## TO BE DONE
Write the listing below out again exactly, dropping the images.

## DATA BLOCK
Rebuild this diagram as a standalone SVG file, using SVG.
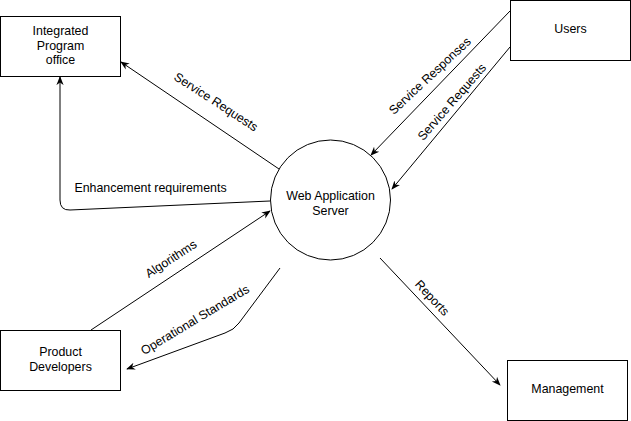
<svg xmlns="http://www.w3.org/2000/svg" width="631" height="421" viewBox="0 0 631 421">
<style>
.box{fill:#fff;stroke:#000;stroke-width:1}
.t{font-family:"Liberation Sans",Arial,sans-serif;font-size:12.4px;fill:#000;text-anchor:middle}
.c{fill:none;stroke:#000;stroke-width:1;marker-end:url(#arr)}
</style>
<defs>
<marker id="arr" viewBox="0 0 10 10" refX="9" refY="5" markerWidth="9" markerHeight="9" markerUnits="userSpaceOnUse" orient="auto">
<path d="M0,1 L10,5 L0,9 L3,5 Z" fill="#000"/>
</marker>
</defs>
<rect width="631" height="421" fill="#fff"/>
<g id="connectors">
<path class="c" d="M279,169 L121,62"/>
<path class="c" d="M270,201 L70,210 Q60,210.5 60,200 L60,77"/>
<path class="c" d="M91,330 L270,211"/>
<path class="c" d="M280,268 L239,323 Q234,330 225,333 L127,369"/>
<path class="c" d="M510,11 L371,155"/>
<path class="c" d="M510,47 L392,189"/>
<path class="c" d="M380,258 L500,385"/>
<text class="t" transform="translate(216,102) rotate(33)" y="4">Service Requests</text>
<text class="t" x="150.5" y="192">Enhancement requirements</text>
<text class="t" transform="translate(171,259) rotate(-33)" y="4">Algorithms</text>
<text class="t" transform="translate(195,320) rotate(-31)" y="4">Operational Standards</text>
<text class="t" transform="translate(430,76) rotate(-43)" y="4">Service Responses</text>
<text class="t" transform="translate(452,102) rotate(-49)" y="4">Service Requests</text>
<text class="t" transform="translate(432,298) rotate(47)" y="4">Reports</text>
</g>
<g id="ipo">
<rect class="box" x="0.5" y="16.5" width="120" height="60"/>
<text class="t" x="60.5" y="35">Integrated</text>
<text class="t" x="60.5" y="50">Program</text>
<text class="t" x="60.5" y="64">office</text>
</g>
<g id="users">
<rect class="box" x="510.5" y="0.5" width="120" height="60"/>
<text class="t" x="570.5" y="33">Users</text>
</g>
<g id="server">
<circle class="box" cx="330.5" cy="200" r="60"/>
<text class="t" x="330.5" y="200">Web Application</text>
<text class="t" x="330.5" y="215">Server</text>
</g>
<g id="developers">
<rect class="box" x="0.5" y="330.5" width="120" height="60"/>
<text class="t" x="60.5" y="356">Product</text>
<text class="t" x="60.5" y="371">Developers</text>
</g>
<g id="management">
<rect class="box" x="507.5" y="360.5" width="120" height="60"/>
<text class="t" x="567.5" y="393">Management</text>
</g>
</svg>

## RESULT OF THIS EXERCISE
Rebuild this diagram as a standalone SVG file, using SVG.
<svg xmlns="http://www.w3.org/2000/svg" width="631" height="421" viewBox="0 0 631 421">
<style>
.box{fill:#fff;stroke:#000;stroke-width:1}
.t{font-family:"Liberation Sans",Arial,sans-serif;font-size:12.4px;fill:#000;text-anchor:middle}
.c{fill:none;stroke:#000;stroke-width:1;marker-end:url(#arr)}
</style>
<defs>
<marker id="arr" viewBox="0 0 10 10" refX="9" refY="5" markerWidth="9" markerHeight="9" markerUnits="userSpaceOnUse" orient="auto">
<path d="M0,1 L10,5 L0,9 L3,5 Z" fill="#000"/>
</marker>
</defs>
<rect width="631" height="421" fill="#fff"/>
<g id="connectors">
<path class="c" d="M279,169 L121,62"/>
<path class="c" d="M270,201 L70,210 Q60,210.5 60,200 L60,77"/>
<path class="c" d="M91,330 L270,211"/>
<path class="c" d="M280,268 L239,323 Q234,330 225,333 L127,369"/>
<path class="c" d="M510,11 L371,155"/>
<path class="c" d="M510,47 L392,189"/>
<path class="c" d="M380,258 L500,385"/>
<text class="t" transform="translate(216,102) rotate(33)" y="4">Service Requests</text>
<text class="t" x="150.5" y="192">Enhancement requirements</text>
<text class="t" transform="translate(171,259) rotate(-33)" y="4">Algorithms</text>
<text class="t" transform="translate(195,320) rotate(-31)" y="4">Operational Standards</text>
<text class="t" transform="translate(430,76) rotate(-43)" y="4">Service Responses</text>
<text class="t" transform="translate(452,102) rotate(-49)" y="4">Service Requests</text>
<text class="t" transform="translate(432,298) rotate(47)" y="4">Reports</text>
</g>
<g id="ipo">
<rect class="box" x="0.5" y="16.5" width="120" height="60"/>
<text class="t" x="60.5" y="35">Integrated</text>
<text class="t" x="60.5" y="50">Program</text>
<text class="t" x="60.5" y="64">office</text>
</g>
<g id="users">
<rect class="box" x="510.5" y="0.5" width="120" height="60"/>
<text class="t" x="570.5" y="33">Users</text>
</g>
<g id="server">
<circle class="box" cx="330.5" cy="200" r="60"/>
<text class="t" x="330.5" y="200">Web Application</text>
<text class="t" x="330.5" y="215">Server</text>
</g>
<g id="developers">
<rect class="box" x="0.5" y="330.5" width="120" height="60"/>
<text class="t" x="60.5" y="356">Product</text>
<text class="t" x="60.5" y="371">Developers</text>
</g>
<g id="management">
<rect class="box" x="507.5" y="360.5" width="120" height="60"/>
<text class="t" x="567.5" y="393">Management</text>
</g>
</svg>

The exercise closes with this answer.